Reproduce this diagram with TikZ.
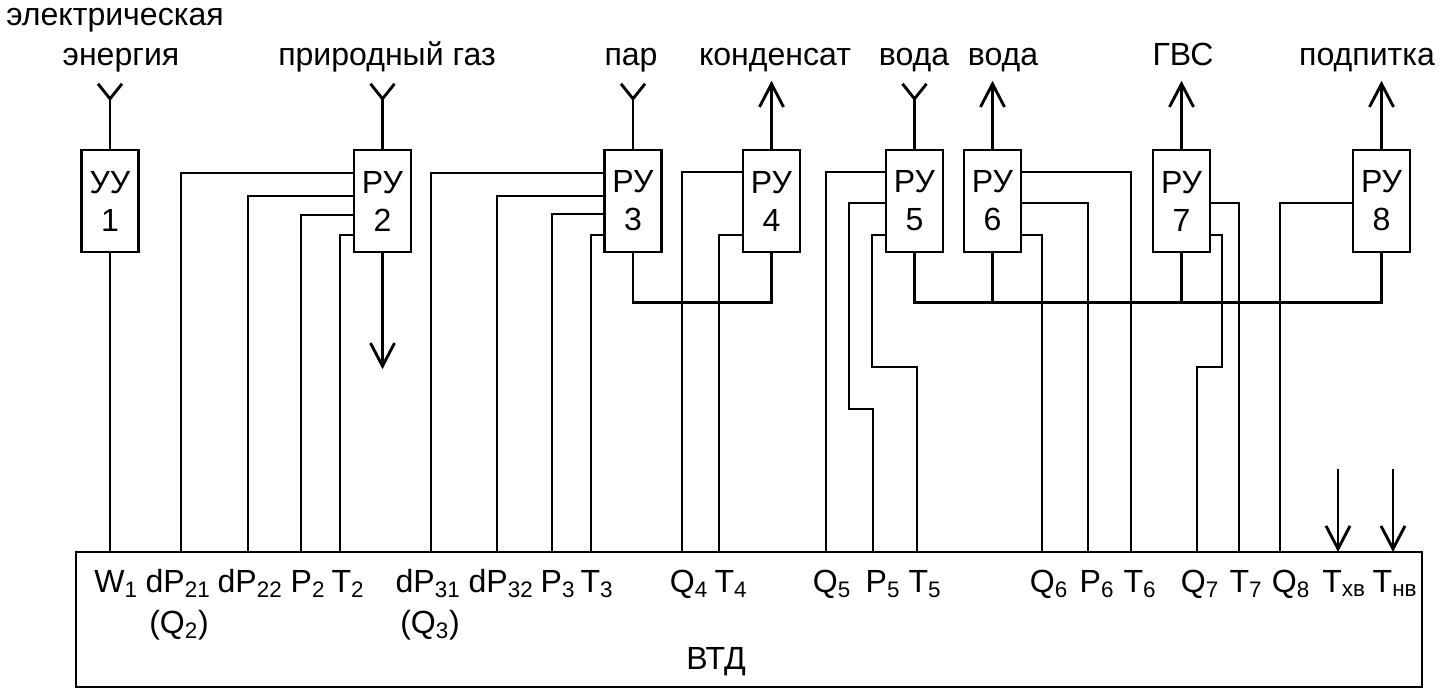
\documentclass[tikz,border=0pt]{standalone}
\usepackage{fontspec}
\setmainfont{Liberation Sans}
\usetikzlibrary{arrows.meta}

\begin{document}
\begin{tikzpicture}[x=0.25mm, y=-0.25mm, line width=0.72mm, >={Straight Barb[length=5.75mm, width=6mm]}, txt/.style={font=\fontsize{22.8}{27}\selectfont, inner sep=0pt}, sig/.style={txt, anchor=base}, unit/.style={rectangle, draw, line width=0.6mm, minimum width=14.25mm, minimum height=25.5mm, align=center, txt}]
  \useasboundingbox (0,0) rectangle (1453,689);
  % devices
  \node[unit] (uu1) at (110,201) {УУ\\1};
  \node[unit] (ru2) at (382.5,201) {РУ\\2};
  \node[unit] (ru3) at (633,201) {РУ\\3};
  \node[unit] (ru4) at (771.5,201) {РУ\\4};
  \node[unit] (ru5) at (914.5,201) {РУ\\5};
  \node[unit] (ru6) at (992.5,201) {РУ\\6};
  \node[unit] (ru7) at (1181.5,201) {РУ\\7};
  \node[unit] (ru8) at (1381.5,201) {РУ\\8};
  \node[draw, minimum width=336.5mm, minimum height=33.75mm, inner sep=0pt] (vtd) at (749,619.5) {};
  \node[txt] (vtdname) at (716,662) {ВТД};
  % media
  \node[sig] (elec1) at (115,25) {электрическая};
  \node[sig] (elec2) at (121,65) {энергия};
  \node[sig] (gas) at (387,65) {природный газ};
  \node[sig] (steam) at (631,65) {пар};
  \node[sig] (cond) at (775,65) {конденсат};
  \node[sig] (wtrin) at (914,65) {вода};
  \node[sig] (wtrout) at (1003,65) {вода};
  \node[sig] (dhw) at (1183,65) {ГВС};
  \node[sig] (feed) at (1367,65) {подпитка};
  % inputs of the recorder
  \coordinate (W1) at (110,552);
  \coordinate (dP21) at (181,552);
  \coordinate (dP22) at (248,552);
  \coordinate (P2) at (301,552);
  \coordinate (T2) at (340,552);
  \coordinate (dP31) at (431,552);
  \coordinate (dP32) at (497,552);
  \coordinate (P3) at (552,552);
  \coordinate (T3) at (591,552);
  \coordinate (Q4) at (682,552);
  \coordinate (T4) at (719,552);
  \coordinate (Q5) at (826,552);
  \coordinate (P5) at (873,552);
  \coordinate (T5) at (917,552);
  \coordinate (Q6) at (1042,552);
  \coordinate (P6) at (1088,552);
  \coordinate (T6) at (1131,552);
  \coordinate (Q7) at (1197,552);
  \coordinate (T7) at (1239,552);
  \coordinate (Q8) at (1280,552);
  \coordinate (Txv) at (1338,552);
  \coordinate (Tnv) at (1393,552);
  \coordinate (srcTxv) at (1338,469);
  \coordinate (srcTnv) at (1393,469);
  \node[sig] (lW1) at (116,592) {W\textsubscript{1}};
  \node[sig] (ldP21) at (178,592) {dP\textsubscript{21}};
  \node[sig] (lQ2) at (179,633) {(Q\textsubscript{2})};
  \node[sig] (ldP22) at (250,592) {dP\textsubscript{22}};
  \node[sig] (lP2) at (308,592) {P\textsubscript{2}};
  \node[sig] (lT2) at (348,592) {T\textsubscript{2}};
  \node[sig] (ldP31) at (428,592) {dP\textsubscript{31}};
  \node[sig] (lQ3) at (430,633) {(Q\textsubscript{3})};
  \node[sig] (ldP32) at (501,592) {dP\textsubscript{32}};
  \node[sig] (lP3) at (558,592) {P\textsubscript{3}};
  \node[sig] (lT3) at (597,592) {T\textsubscript{3}};
  \node[sig] (lQ4) at (689,592) {Q\textsubscript{4}};
  \node[sig] (lT4) at (731,592) {T\textsubscript{4}};
  \node[sig] (lQ5) at (832,592) {Q\textsubscript{5}};
  \node[sig] (lP5) at (883,592) {P\textsubscript{5}};
  \node[sig] (lT5) at (925,592) {T\textsubscript{5}};
  \node[sig] (lQ6) at (1049,592) {Q\textsubscript{6}};
  \node[sig] (lP6) at (1097,592) {P\textsubscript{6}};
  \node[sig] (lT6) at (1140,592) {T\textsubscript{6}};
  \node[sig] (lQ7) at (1200,592) {Q\textsubscript{7}};
  \node[sig] (lT7) at (1246,592) {T\textsubscript{7}};
  \node[sig] (lQ8) at (1291,592) {Q\textsubscript{8}};
  \node[sig] (lTxv) at (1344,592) {T\textsubscript{хв}};
  \node[sig] (lTnv) at (1395,592) {T\textsubscript{нв}};
  % feeds and outlets
  \draw (uu1.north) -- ++(0,-50) coordinate (in1);
  \draw (in1) ++(-12,-15) -- (in1) -- ++(12,-15);
  \draw (ru2.north) -- ++(0,-50) coordinate (in2);
  \draw (in2) ++(-12,-15) -- (in2) -- ++(12,-15);
  \draw (ru3.north) -- ++(0,-50) coordinate (in3);
  \draw (in3) ++(-12,-15) -- (in3) -- ++(12,-15);
  \draw (ru5.north) -- ++(0,-50) coordinate (in5);
  \draw (in5) ++(-12,-15) -- (in5) -- ++(12,-15);
  \draw[->] (ru2.south) -- ++(0,116);
  \draw[->] (ru4.north) -- ++(0,-68);
  \draw[->] (ru6.north) -- ++(0,-68);
  \draw[->] (ru7.north) -- ++(0,-68);
  \draw[->] (ru8.north) -- ++(0,-68);
  \draw[->] (srcTxv) -- (Txv);
  \draw[->] (srcTnv) -- (Tnv);
  % signal lines
  \draw (uu1.south) -- (W1);
  \draw (ru2.west |- 0,173) -| (dP21);
  \draw (ru2.west |- 0,196) -| (dP22);
  \draw (ru2.west |- 0,215) -| (P2);
  \draw (ru2.west |- 0,235) -| (T2);
  \draw (ru3.west |- 0,173) -| (dP31);
  \draw (ru3.west |- 0,196) -| (dP32);
  \draw (ru3.west |- 0,214) -| (P3);
  \draw (ru3.west |- 0,235) -| (T3);
  \draw (ru4.west |- 0,172) -| (Q4);
  \draw (ru4.west |- 0,235) -| (T4);
  \draw (ru5.west |- 0,172) -| (Q5);
  \draw (ru5.west |- 0,203) -| (849,409) -| (P5);
  \draw (ru5.west |- 0,235) -| (872,367) -| (T5);
  \draw (ru6.east |- 0,172) -| (T6);
  \draw (ru6.east |- 0,203) -| (P6);
  \draw (ru6.east |- 0,235) -| (Q6);
  \draw (ru7.east |- 0,203) -| (T7);
  \draw (ru7.east |- 0,235) -| (1222,367) -| (Q7);
  \draw (ru8.west |- 0,203) -| (Q8);
  % common lines
  \draw (ru3.south) -- ++(0,49) -| (ru4.south);
  \draw (ru5.south) -- ++(0,49) -| (ru8.south);
  \draw (ru6.south) -- ++(0,49);
  \draw (ru7.south) -- ++(0,49);
\end{tikzpicture}
\end{document}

# # # #

◆ Problem description: Copy the listing word for word, excluding its pictures.

◆ Task response:
Reproduce this diagram with TikZ.
\documentclass[tikz,border=0pt]{standalone}
\usepackage{fontspec}
\setmainfont{Liberation Sans}
\usetikzlibrary{arrows.meta}

\begin{document}
\begin{tikzpicture}[x=0.25mm, y=-0.25mm, line width=0.72mm, >={Straight Barb[length=5.75mm, width=6mm]}, txt/.style={font=\fontsize{22.8}{27}\selectfont, inner sep=0pt}, sig/.style={txt, anchor=base}, unit/.style={rectangle, draw, line width=0.6mm, minimum width=14.25mm, minimum height=25.5mm, align=center, txt}]
  \useasboundingbox (0,0) rectangle (1453,689);
  % devices
  \node[unit] (uu1) at (110,201) {УУ\\1};
  \node[unit] (ru2) at (382.5,201) {РУ\\2};
  \node[unit] (ru3) at (633,201) {РУ\\3};
  \node[unit] (ru4) at (771.5,201) {РУ\\4};
  \node[unit] (ru5) at (914.5,201) {РУ\\5};
  \node[unit] (ru6) at (992.5,201) {РУ\\6};
  \node[unit] (ru7) at (1181.5,201) {РУ\\7};
  \node[unit] (ru8) at (1381.5,201) {РУ\\8};
  \node[draw, minimum width=336.5mm, minimum height=33.75mm, inner sep=0pt] (vtd) at (749,619.5) {};
  \node[txt] (vtdname) at (716,662) {ВТД};
  % media
  \node[sig] (elec1) at (115,25) {электрическая};
  \node[sig] (elec2) at (121,65) {энергия};
  \node[sig] (gas) at (387,65) {природный газ};
  \node[sig] (steam) at (631,65) {пар};
  \node[sig] (cond) at (775,65) {конденсат};
  \node[sig] (wtrin) at (914,65) {вода};
  \node[sig] (wtrout) at (1003,65) {вода};
  \node[sig] (dhw) at (1183,65) {ГВС};
  \node[sig] (feed) at (1367,65) {подпитка};
  % inputs of the recorder
  \coordinate (W1) at (110,552);
  \coordinate (dP21) at (181,552);
  \coordinate (dP22) at (248,552);
  \coordinate (P2) at (301,552);
  \coordinate (T2) at (340,552);
  \coordinate (dP31) at (431,552);
  \coordinate (dP32) at (497,552);
  \coordinate (P3) at (552,552);
  \coordinate (T3) at (591,552);
  \coordinate (Q4) at (682,552);
  \coordinate (T4) at (719,552);
  \coordinate (Q5) at (826,552);
  \coordinate (P5) at (873,552);
  \coordinate (T5) at (917,552);
  \coordinate (Q6) at (1042,552);
  \coordinate (P6) at (1088,552);
  \coordinate (T6) at (1131,552);
  \coordinate (Q7) at (1197,552);
  \coordinate (T7) at (1239,552);
  \coordinate (Q8) at (1280,552);
  \coordinate (Txv) at (1338,552);
  \coordinate (Tnv) at (1393,552);
  \coordinate (srcTxv) at (1338,469);
  \coordinate (srcTnv) at (1393,469);
  \node[sig] (lW1) at (116,592) {W\textsubscript{1}};
  \node[sig] (ldP21) at (178,592) {dP\textsubscript{21}};
  \node[sig] (lQ2) at (179,633) {(Q\textsubscript{2})};
  \node[sig] (ldP22) at (250,592) {dP\textsubscript{22}};
  \node[sig] (lP2) at (308,592) {P\textsubscript{2}};
  \node[sig] (lT2) at (348,592) {T\textsubscript{2}};
  \node[sig] (ldP31) at (428,592) {dP\textsubscript{31}};
  \node[sig] (lQ3) at (430,633) {(Q\textsubscript{3})};
  \node[sig] (ldP32) at (501,592) {dP\textsubscript{32}};
  \node[sig] (lP3) at (558,592) {P\textsubscript{3}};
  \node[sig] (lT3) at (597,592) {T\textsubscript{3}};
  \node[sig] (lQ4) at (689,592) {Q\textsubscript{4}};
  \node[sig] (lT4) at (731,592) {T\textsubscript{4}};
  \node[sig] (lQ5) at (832,592) {Q\textsubscript{5}};
  \node[sig] (lP5) at (883,592) {P\textsubscript{5}};
  \node[sig] (lT5) at (925,592) {T\textsubscript{5}};
  \node[sig] (lQ6) at (1049,592) {Q\textsubscript{6}};
  \node[sig] (lP6) at (1097,592) {P\textsubscript{6}};
  \node[sig] (lT6) at (1140,592) {T\textsubscript{6}};
  \node[sig] (lQ7) at (1200,592) {Q\textsubscript{7}};
  \node[sig] (lT7) at (1246,592) {T\textsubscript{7}};
  \node[sig] (lQ8) at (1291,592) {Q\textsubscript{8}};
  \node[sig] (lTxv) at (1344,592) {T\textsubscript{хв}};
  \node[sig] (lTnv) at (1395,592) {T\textsubscript{нв}};
  % feeds and outlets
  \draw (uu1.north) -- ++(0,-50) coordinate (in1);
  \draw (in1) ++(-12,-15) -- (in1) -- ++(12,-15);
  \draw (ru2.north) -- ++(0,-50) coordinate (in2);
  \draw (in2) ++(-12,-15) -- (in2) -- ++(12,-15);
  \draw (ru3.north) -- ++(0,-50) coordinate (in3);
  \draw (in3) ++(-12,-15) -- (in3) -- ++(12,-15);
  \draw (ru5.north) -- ++(0,-50) coordinate (in5);
  \draw (in5) ++(-12,-15) -- (in5) -- ++(12,-15);
  \draw[->] (ru2.south) -- ++(0,116);
  \draw[->] (ru4.north) -- ++(0,-68);
  \draw[->] (ru6.north) -- ++(0,-68);
  \draw[->] (ru7.north) -- ++(0,-68);
  \draw[->] (ru8.north) -- ++(0,-68);
  \draw[->] (srcTxv) -- (Txv);
  \draw[->] (srcTnv) -- (Tnv);
  % signal lines
  \draw (uu1.south) -- (W1);
  \draw (ru2.west |- 0,173) -| (dP21);
  \draw (ru2.west |- 0,196) -| (dP22);
  \draw (ru2.west |- 0,215) -| (P2);
  \draw (ru2.west |- 0,235) -| (T2);
  \draw (ru3.west |- 0,173) -| (dP31);
  \draw (ru3.west |- 0,196) -| (dP32);
  \draw (ru3.west |- 0,214) -| (P3);
  \draw (ru3.west |- 0,235) -| (T3);
  \draw (ru4.west |- 0,172) -| (Q4);
  \draw (ru4.west |- 0,235) -| (T4);
  \draw (ru5.west |- 0,172) -| (Q5);
  \draw (ru5.west |- 0,203) -| (849,409) -| (P5);
  \draw (ru5.west |- 0,235) -| (872,367) -| (T5);
  \draw (ru6.east |- 0,172) -| (T6);
  \draw (ru6.east |- 0,203) -| (P6);
  \draw (ru6.east |- 0,235) -| (Q6);
  \draw (ru7.east |- 0,203) -| (T7);
  \draw (ru7.east |- 0,235) -| (1222,367) -| (Q7);
  \draw (ru8.west |- 0,203) -| (Q8);
  % common lines
  \draw (ru3.south) -- ++(0,49) -| (ru4.south);
  \draw (ru5.south) -- ++(0,49) -| (ru8.south);
  \draw (ru6.south) -- ++(0,49);
  \draw (ru7.south) -- ++(0,49);
\end{tikzpicture}
\end{document}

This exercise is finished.